━━━━━ SOURCE DATA ━━━━━

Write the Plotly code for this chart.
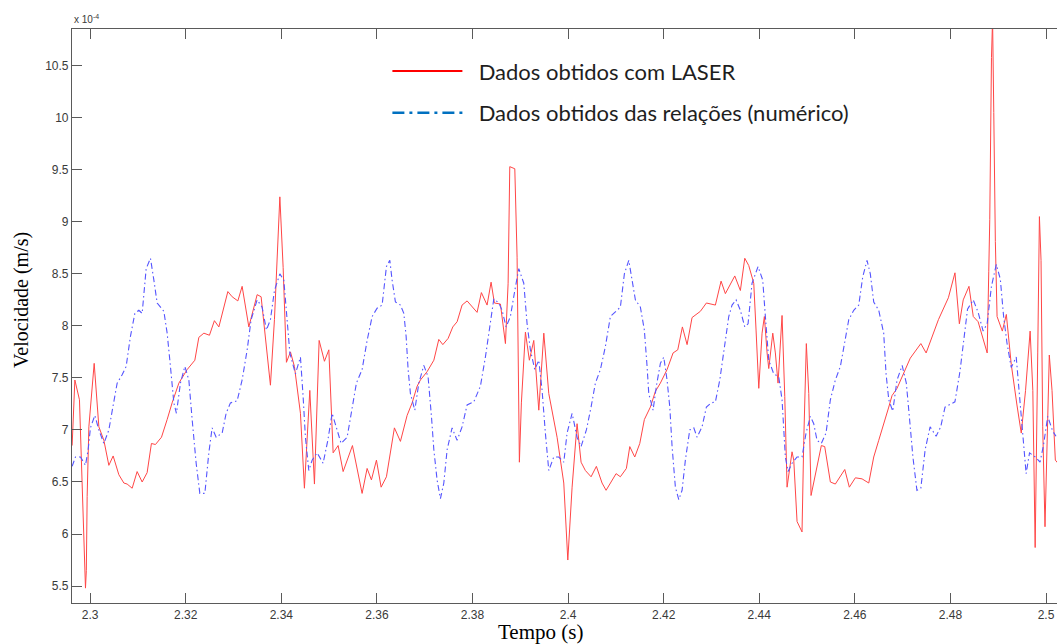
import plotly.graph_objects as go

# Velocity in units of 1e-4 m/s, time in s
laser_t = [
    2.29623, 2.29680, 2.29776, 2.29847, 2.29902, 2.29920, 2.29937, 2.29973, 2.30084, 2.30182,
    2.30287, 2.30391, 2.30481, 2.30600, 2.30705, 2.30774, 2.30879, 2.30983, 2.31088, 2.31192,
    2.31282, 2.31366, 2.31492, 2.31611, 2.31715, 2.31856, 2.32029, 2.32190, 2.32274, 2.32379,
    2.32496, 2.32600, 2.32693, 2.32881, 2.32971, 2.33090, 2.33180, 2.33320, 2.33494, 2.33577,
    2.33772, 2.33856, 2.33969, 2.34038, 2.34107, 2.34191, 2.34274, 2.34400, 2.34483, 2.34596,
    2.34693, 2.34791, 2.34902, 2.34994, 2.35084, 2.35188, 2.35293, 2.35488, 2.35690, 2.35795,
    2.35885, 2.35990, 2.36088, 2.36199, 2.36366, 2.36492, 2.36632, 2.36737, 2.36841, 2.36910,
    2.37050, 2.37191, 2.37295, 2.37379, 2.37490, 2.37588, 2.37678, 2.37782, 2.37887, 2.38096,
    2.38186, 2.38305, 2.38389, 2.38458, 2.38584, 2.38689, 2.38745, 2.38780, 2.38885, 2.38933,
    2.38981, 2.39023, 2.39107, 2.39190, 2.39282, 2.39387, 2.39492, 2.39596, 2.39770, 2.39910,
    2.39994, 2.40084, 2.40188, 2.40272, 2.40362, 2.40481, 2.40592, 2.40711, 2.40795, 2.41004,
    2.41094, 2.41220, 2.41291, 2.41395, 2.41500, 2.41596, 2.41722, 2.41826, 2.41931, 2.42071,
    2.42197, 2.42295, 2.42392, 2.42490, 2.42594, 2.42768, 2.42894, 2.43082, 2.43201, 2.43291,
    2.43488, 2.43605, 2.43697, 2.43780, 2.43885, 2.43933, 2.43990, 2.44059, 2.44107, 2.44164,
    2.44199, 2.44283, 2.44337, 2.44393, 2.44477, 2.44534, 2.44582, 2.44686, 2.44722, 2.44791,
    2.44895, 2.44931, 2.44985, 2.45036, 2.45084, 2.45299, 2.45370, 2.45488, 2.45592, 2.45789,
    2.45885, 2.46011, 2.46151, 2.46291, 2.46395, 2.46500, 2.46626, 2.46710, 2.46778, 2.46883,
    2.47160, 2.47381, 2.47492, 2.47749, 2.47957, 2.48095, 2.48187, 2.48268, 2.48388, 2.48478,
    2.48580, 2.48685, 2.48769, 2.48802, 2.48823, 2.48859, 2.48882, 2.48907, 2.48940, 2.48976,
    2.49086, 2.49170, 2.49273, 2.49392, 2.49482, 2.49572, 2.49668, 2.49724, 2.49773, 2.49827,
    2.49862, 2.49896, 2.49931, 2.49979, 2.50036, 2.50069, 2.50126, 2.50195, 2.50250,
]
laser_v = [
    6.85, 7.48, 7.29, 6.20, 5.48, 5.65, 6.36, 7.03, 7.64, 7.03,
    6.90, 6.66, 6.75, 6.57, 6.49, 6.48, 6.44, 6.60, 6.50, 6.59,
    6.87, 6.86, 6.93, 7.10, 7.26, 7.45, 7.58, 7.67, 7.89, 7.93,
    7.91, 8.05, 7.99, 8.33, 8.28, 8.24, 8.38, 7.99, 8.30, 8.28,
    7.43, 8.06, 9.24, 8.56, 7.65, 7.75, 7.61, 7.16, 6.44, 7.38,
    6.48, 7.86, 7.66, 7.77, 6.78, 6.85, 6.60, 6.85, 6.39, 6.63,
    6.52, 6.71, 6.45, 6.55, 7.02, 6.89, 7.14, 7.26, 7.42, 7.48,
    7.56, 7.67, 7.87, 7.82, 7.88, 7.99, 8.04, 8.20, 8.24, 8.13,
    8.32, 8.20, 8.42, 8.22, 8.21, 7.83, 8.41, 9.53, 9.51, 8.66,
    6.69, 7.26, 7.94, 7.67, 7.86, 7.19, 7.93, 7.35, 6.93, 6.49,
    5.75, 6.45, 7.06, 6.69, 6.61, 6.55, 6.65, 6.49, 6.42, 6.58,
    6.55, 6.63, 6.84, 6.74, 6.87, 7.10, 7.22, 7.37, 7.45, 7.58,
    7.74, 7.77, 7.99, 7.82, 8.08, 8.14, 8.22, 8.20, 8.43, 8.31,
    8.48, 8.34, 8.65, 8.58, 8.41, 7.96, 7.40, 7.93, 8.09, 7.74,
    7.59, 7.93, 7.74, 7.45, 8.10, 7.32, 6.45, 6.79, 6.71, 6.12,
    6.02, 6.90, 7.83, 7.35, 6.37, 6.85, 6.84, 6.50, 6.48, 6.62,
    6.45, 6.54, 6.53, 6.49, 6.74, 6.90, 7.08, 7.22, 7.33, 7.40,
    7.69, 7.83, 7.74, 8.06, 8.27, 8.51, 8.02, 8.25, 8.38, 8.09,
    8.04, 7.86, 7.74, 8.52, 9.02, 10.58, 10.95, 10.05, 8.81, 8.09,
    7.95, 8.11, 7.63, 7.24, 6.97, 7.38, 7.95, 7.38, 5.87, 7.74,
    9.05, 8.63, 7.03, 6.07, 7.20, 7.72, 7.38, 6.71, 6.68,
]

numeric_t = [
    2.29623, 2.29692, 2.29797, 2.29902, 2.29958, 2.30006, 2.30098, 2.30182, 2.30287, 2.30391,
    2.30475, 2.30565, 2.30669, 2.30753, 2.30843, 2.30935, 2.31019, 2.31088, 2.31172, 2.31262,
    2.31333, 2.31402, 2.31542, 2.31611, 2.31680, 2.31751, 2.31805, 2.31889, 2.31981, 2.32065,
    2.32134, 2.32218, 2.32295, 2.32400, 2.32483, 2.32552, 2.32636, 2.32762, 2.32845, 2.32935,
    2.33075, 2.33180, 2.33285, 2.33368, 2.33494, 2.33598, 2.33688, 2.33772, 2.33856, 2.33969,
    2.34052, 2.34121, 2.34178, 2.34295, 2.34400, 2.34456, 2.34504, 2.34575, 2.34644, 2.34749,
    2.34874, 2.34973, 2.35063, 2.35167, 2.35251, 2.35377, 2.35481, 2.35571, 2.35690, 2.35795,
    2.35900, 2.36004, 2.36109, 2.36199, 2.36270, 2.36318, 2.36387, 2.36492, 2.36563, 2.36611,
    2.36653, 2.36701, 2.36793, 2.36877, 2.36981, 2.37071, 2.37141, 2.37191, 2.37259, 2.37329,
    2.37400, 2.37469, 2.37573, 2.37678, 2.37782, 2.37887, 2.38027, 2.38165, 2.38270, 2.38354,
    2.38446, 2.38550, 2.38619, 2.38703, 2.38793, 2.38885, 2.38969, 2.39073, 2.39142, 2.39211,
    2.39303, 2.39387, 2.39456, 2.39525, 2.39596, 2.39700, 2.39805, 2.39910, 2.39979, 2.40084,
    2.40188, 2.40272, 2.40383, 2.40481, 2.40571, 2.40676, 2.40780, 2.40885, 2.40990, 2.41094,
    2.41178, 2.41270, 2.41339, 2.41408, 2.41513, 2.41596, 2.41653, 2.41688, 2.41778, 2.41847,
    2.41931, 2.42002, 2.42071, 2.42128, 2.42176, 2.42245, 2.42316, 2.42385, 2.42454, 2.42546,
    2.42630, 2.42699, 2.42803, 2.42894, 2.42992, 2.43082, 2.43174, 2.43257, 2.43362, 2.43431,
    2.43515, 2.43605, 2.43697, 2.43766, 2.43849, 2.43975, 2.44073, 2.44128, 2.44199, 2.44303,
    2.44408, 2.44477, 2.44513, 2.44546, 2.44603, 2.44686, 2.44791, 2.44895, 2.44979, 2.45069,
    2.45140, 2.45209, 2.45299, 2.45397, 2.45488, 2.45592, 2.45697, 2.45789, 2.45873, 2.45977,
    2.46082, 2.46165, 2.46255, 2.46324, 2.46395, 2.46500, 2.46604, 2.46653, 2.46710, 2.46793,
    2.46883, 2.46990, 2.47077, 2.47146, 2.47215, 2.47299, 2.47381, 2.47471, 2.47575, 2.47701,
    2.47797, 2.47887, 2.48094, 2.48199, 2.48268, 2.48358, 2.48477, 2.48580, 2.48684, 2.48768,
    2.48858, 2.48960, 2.49044, 2.49113, 2.49182, 2.49272, 2.49377, 2.49433, 2.49502, 2.49584,
    2.49655, 2.49778, 2.49875, 2.49946, 2.50036, 2.50138, 2.50209,
]
numeric_v = [
    6.65, 6.74, 6.74, 6.66, 6.81, 7.02, 7.14, 7.00, 6.87, 7.00,
    7.22, 7.45, 7.53, 7.61, 7.90, 8.12, 8.15, 8.12, 8.55, 8.65,
    8.44, 8.22, 8.14, 7.93, 7.61, 7.26, 7.16, 7.45, 7.61, 7.48,
    7.10, 6.68, 6.39, 6.39, 6.78, 7.02, 6.93, 6.97, 7.16, 7.26,
    7.28, 7.48, 7.77, 8.06, 8.25, 8.18, 7.96, 8.06, 8.34, 8.50,
    8.44, 8.06, 7.74, 7.54, 7.70, 7.32, 6.93, 6.61, 6.71, 6.78,
    6.68, 6.90, 7.16, 7.00, 6.87, 6.93, 7.22, 7.45, 7.58, 7.86,
    8.09, 8.17, 8.20, 8.57, 8.63, 8.44, 8.23, 8.20, 8.12, 7.90,
    7.58, 7.35, 7.19, 7.45, 7.62, 7.51, 7.13, 6.81, 6.52, 6.34,
    6.49, 6.81, 7.02, 6.90, 7.03, 7.24, 7.27, 7.42, 7.70, 7.99,
    8.26, 8.22, 8.15, 7.99, 8.09, 8.34, 8.55, 8.41, 8.02, 7.77,
    7.58, 7.67, 7.38, 6.97, 6.61, 6.74, 6.74, 6.69, 6.97, 7.16,
    6.93, 6.84, 7.00, 7.22, 7.45, 7.58, 7.80, 8.09, 8.14, 8.18,
    8.50, 8.63, 8.44, 8.25, 8.18, 7.96, 7.61, 7.35, 7.19, 7.42,
    7.64, 7.70, 7.48, 7.22, 6.84, 6.45, 6.33, 6.42, 6.71, 7.00,
    7.02, 6.93, 7.03, 7.22, 7.26, 7.27, 7.48, 7.77, 8.09, 8.20,
    8.25, 8.15, 7.99, 8.02, 8.41, 8.57, 8.44, 8.09, 7.67, 7.54,
    7.51, 7.29, 6.97, 6.74, 6.60, 6.68, 6.74, 6.74, 6.97, 7.13,
    7.06, 6.90, 6.87, 6.97, 7.29, 7.48, 7.61, 7.83, 8.06, 8.15,
    8.20, 8.47, 8.63, 8.50, 8.23, 8.15, 7.93, 7.54, 7.29, 7.18,
    7.48, 7.62, 7.45, 7.10, 6.74, 6.42, 6.44, 6.81, 7.03, 6.94,
    7.03, 7.22, 7.27, 7.56, 7.81, 8.16, 8.25, 8.13, 7.95, 8.02,
    8.38, 8.59, 8.45, 8.09, 7.84, 7.60, 7.70, 7.38, 6.96, 6.58,
    6.78, 6.74, 6.69, 6.85, 7.13, 6.99, 6.94,
]

x_ticks = [2.30, 2.32, 2.34, 2.36, 2.38, 2.40, 2.42, 2.44, 2.46, 2.48, 2.50]
x_tick_labels = ["2.3", "2.32", "2.34", "2.36", "2.38", "2.4", "2.42", "2.44", "2.46", "2.48", "2.5"]
y_ticks = [5.5, 6.0, 6.5, 7.0, 7.5, 8.0, 8.5, 9.0, 9.5, 10.0, 10.5]
y_tick_labels = ["5.5", "6", "6.5", "7", "7.5", "8", "8.5", "9", "9.5", "10", "10.5"]

series_names = ["Dados obtidos com LASER", "Dados obtidos das relações (numérico)"]

x_range = [2.2962, 2.5023]
y_range = [5.337, 10.853]

axis_color = "#5a5a5a"
tick_font = dict(family="Liberation Sans, Arial, sans-serif", size=12, color="#3a3a3a")
serif = "Liberation Serif, Times New Roman, serif"
pad = "\u00a0\u00a0"  # small gap between legend sample and its text

fig = go.Figure()

# measured signal
fig.add_trace(go.Scatter(
    x=laser_t, y=laser_v, mode="lines", showlegend=False,
    line=dict(color="rgb(255,70,70)", width=1),
))
# numerical signal
fig.add_trace(go.Scatter(
    x=numeric_t, y=numeric_v, mode="lines", showlegend=False,
    line=dict(color="rgb(85,85,255)", width=1.1, dash="6px,3px,1.5px,3px"),
))

# legend entries
fig.add_trace(go.Scatter(
    x=[None], y=[None], mode="lines", name=pad + series_names[0], legendgroup="a",
    line=dict(color="#ff0000", width=2),
))
fig.add_trace(go.Scatter(
    x=[None], y=[None], mode="lines", name=pad + series_names[1], legendgroup="b",
    line=dict(color="#0070c0", width=2.5, dash="12px,5px,3px,5px"),
))

fig.update_layout(
    width=1057, height=644,
    margin=dict(l=72, r=0, t=29, b=41),
    paper_bgcolor="white", plot_bgcolor="white",
    xaxis=dict(
        range=x_range, tickvals=x_ticks, ticktext=x_tick_labels,
        ticks="inside", ticklen=10, tickwidth=1, tickcolor=axis_color,
        showline=True, linecolor=axis_color, linewidth=1.2, mirror="ticks",
        showgrid=False, zeroline=False, tickfont=tick_font,
    ),
    yaxis=dict(
        range=y_range, tickvals=y_ticks, ticktext=y_tick_labels,
        ticks="inside", ticklen=10, tickwidth=1, tickcolor=axis_color,
        showline=True, linecolor=axis_color, linewidth=1.2, mirror=False,
        showgrid=False, zeroline=False, tickfont=tick_font,
    ),
    yaxis2=dict(
        overlaying="y", side="right", anchor="x",
        range=y_range, tickvals=y_ticks,
        ticks="inside", ticklen=10, tickwidth=1, tickcolor=axis_color,
        showline=False, showticklabels=False, showgrid=False, zeroline=False,
    ),
    legend=dict(
        x=0.3202, y=0.963, xanchor="left", yanchor="top",
        bgcolor="rgba(0,0,0,0)", borderwidth=0, itemwidth=70,
        tracegroupgap=10,
        font=dict(family="Lato, Open Sans, sans-serif", size=22, color="#1e1e1e"),
    ),
    annotations=[
        dict(text="x 10<sup>-4</sup>", xref="paper", yref="paper", x=0, y=1,
             xanchor="left", yanchor="bottom", yshift=2, showarrow=False,
             font=dict(family="Liberation Sans, Arial, sans-serif", size=10, color="#3a3a3a")),
        dict(text="Velocidade (m/s)", xref="paper", yref="paper",
             x=(22 - 72) / 985, y=0.528, textangle=-90,
             xanchor="center", yanchor="middle", showarrow=False,
             font=dict(family=serif, size=20, color="black")),
        dict(text="Tempo (s)", xref="paper", yref="paper",
             x=0.476, y=-0.0505, xanchor="center", yanchor="middle", showarrow=False,
             font=dict(family=serif, size=21, color="black")),
    ],
)

fig.write_html("out.html")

━━━━━

## SET TASK
Give back exactly the lines from the first line of the data through the line with "import plotly.graph_objects as go", pictures excluded.

## THE ANSWER
Write the Plotly code for this chart.
import plotly.graph_objects as go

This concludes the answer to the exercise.